Two of my passions—teaching and roleplaying games—came together in this short piece. After running a gaming activity at school this year, the fine folks at Steve Jackson Games asked me to write up a blurb about the experience. It went live this morning.
The target audience is definitely gamers (who else ends up on the SJGames homepage?), but it shouldn’t cause Muggle eyes to glaze over too much.
(See also a PDF version in case the site goes down.)
During dinner last night, we were discussing how messy babies are when they eat. In my customarily ridiculous fashion, I proposed that high chairs should be built inside large tubs. All the food detritus would fall into the tub. Then at the end of the meal, you pull a lever and a huge bucket of water dumps on baby, high chair, and tub, washing all the sticky, gooey, crumblies away. We laughed about this, agreeing that one of many problems with my proposal, was that the sudden deluge would be scary for the hapless filth monger in the midst of it.
I tried proposing heated dryers, but Griffin didn’t think that this would be enough. He suggested putting an umbrella over the baby. But this, I countered, would only clean the area around the high chair, without cleaning the baby himself (we were imagining Oliver as our first beneficiary). Griffin considered this, and responded, “What if we put some sort of water resistor over him?” I shook my head, misunderstanding, and pointed out that we need the baby to get wet.
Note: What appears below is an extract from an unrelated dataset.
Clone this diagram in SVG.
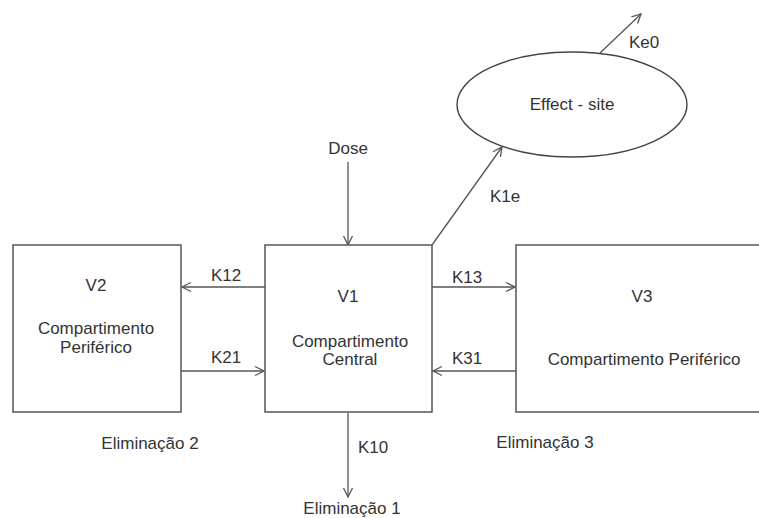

Griffin, in turn, shook his head, saying, “No, a water resistor.” I still didn’t get it, thinking he meant some sort of anti-water-force-field. He elaborated, “You know … an electrical resister doesn’t stop the electricity, it just kind of slows it down. So a water resistor would be like that, making it less strong.”
My jaw dropped. My nine-year-old just schooled me on electrical engineering, using the idea of a electrical resistance as a metaphor.